My experience as a Technical Supervisor of The Womanity Foundations’ ” Girls Can Code” Program
By A.K. Azizi, IT Expert, consultant and lecturer
Every year, many bright girls graduate from high schools with good scores and, while many compete to entry University to secure a place in their faculties of choice, a huge number do not pursue higher education due to social and family barriers.
Many organizations are working alongside the Ministry of Education to ensure their talent is not wasted and to encourage girls’ education across the country. They strive to provide girls with a good quality learning experience and, more importantly, to provide knowledge and skills that will make them an asset to their country and active contributors to their society and families. The Womanity Foundation is one of these actors and has worked since 2007 in public high schools for girls providing opportunities to girls up to the end of secondary school.
In late 2015, Womanity and I started a very fruitful conversation on how to break barriers for high school female students and enable them to become role models. We were specifically thinking of the role of IT in our contemporary world and how women were largely excluded from it worldwide and in Afghanistan, too.
We discussed ways to leverage the nine-year experience of Womanity in public high schools for girls and to give to those brilliant students practical and actionable knowledge relevant in the 21st century.
Womanity challenged me and asked if it was possible to teach high school students how to code. I took on the challenge and helped them to carefully craft a unique curriculum for high schools students in grades 11th to 12th in basic IT literacy, web design and web development. I proposed this course considering the overall social and family barriers of my country and keeping in mind that Information and Telecommunication Technologies also enable women to work from home while not excluding them from joining an office-based job and have enormous potential for startups.

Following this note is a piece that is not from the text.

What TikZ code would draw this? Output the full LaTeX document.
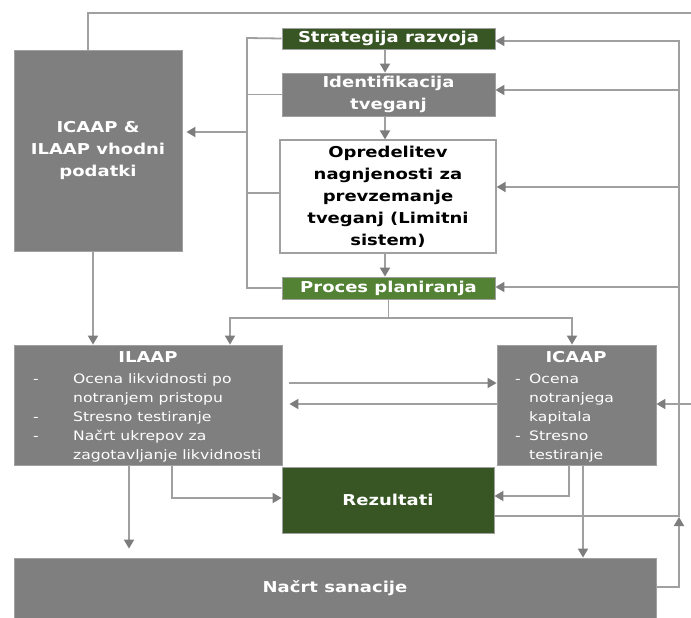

Since then, we have engaged in a very fruitful partnership and I remained involved as technical supervisor of Womanity’s ground-breaking “Girls Can Code” program , the only one of its kind in public schools in Afghanistan.
We collaboratively selected the instructors: Zakia Ahmady, the senior trainer assisted by Liza Popalzai and Sharifa Nawrozai. The pilot started on 19 April 2016 with the approval and endorsement of the Ministry of Education, and ended on 15 January 2017 in two public high schools for girls in Kabul city – the Al Fatah and the Spen Kalay Schools – for a total of 40 students.
The course was designed keeping in mind the knowledge level of the students and was divided into: basic computer literacy (first month); front-end-coding with web designing and development and languages such as HTML, CSS, and Adobe Photoshop (four months); and back-end-coding with languages such as PhP, MySQL and Jscript (four months). The last part of the course was dedicated to a group project. Each class was divided into four groups and each of them was assigned the task of designing a specific website.
All in all, the course lasted nine months with 191 sessions planned and about 360 hours of teaching. Thirty five of the 40 students successfully completed the training.
We faced a number of challenges that included:
– Make the case for the course: Womanity’s team hosted several meetings with the school management and parents to explain the nature and the potential of the program and was able to obtain their enthusiastic approval and buy-in.
– Curriculum development and planning: we had to carefully craft the curriculum and the lessons’ plan to the pre-existing knowledge and learning pace of the students with the objective of being able to maintain their attention and interest throughout the program. The program ended with only five students dropping-out.
– Adapting to Schools’ schedules: to ensure attendance, we had to plan classes right before or after the normal school hours which meant starting at 6am in Al Fatah School. We also had to suspend classes during exams, as it would have been impossible to ask students to be there on those days.
– Trainer’s car accident: the main trainer experienced a major car accident and was not available to teach for a couple of weeks. Luckily, I helped developed the manual and could step in and replace her. However, as the program grows, it will be beneficial to plan for back-up trainers.
While looking ahead at next year, I would like to suggest that the program:
– include in-class meetings with female role models, so that students can learn what their potential in the ICT sector is and how they can build a successful career;
– include the lessons learned from this year in the manual of the coding course;
– consider the students that just graduated as back-up trainers (step up and replace the trainers when not available).
It will be beneficial to conduct some of the technical (by myself) and non-technical (by Womanity) monitoring visits jointly rather than separately, so that we can discuss and address the problems of the program holistically.
Finally, in my opinion, despite the challenges, the program was very successful. We were able to fully engage the stakeholders of the program. It’s worth mentioning that the program had a strong support from the families of the students who attended our meetings and encouraged us and the school management in implementing this initiative. Students are now eager either to try applying for internship opportunities, to prepare for the National Entrance Exam to University (Computer Science faculty or similar) or to start planning their own start-up.
We can proudly say that as Afghanistan is moving to introduce an e-Government, we are equipping the new generation to meet its emerging needs in terms of knowledge and skills.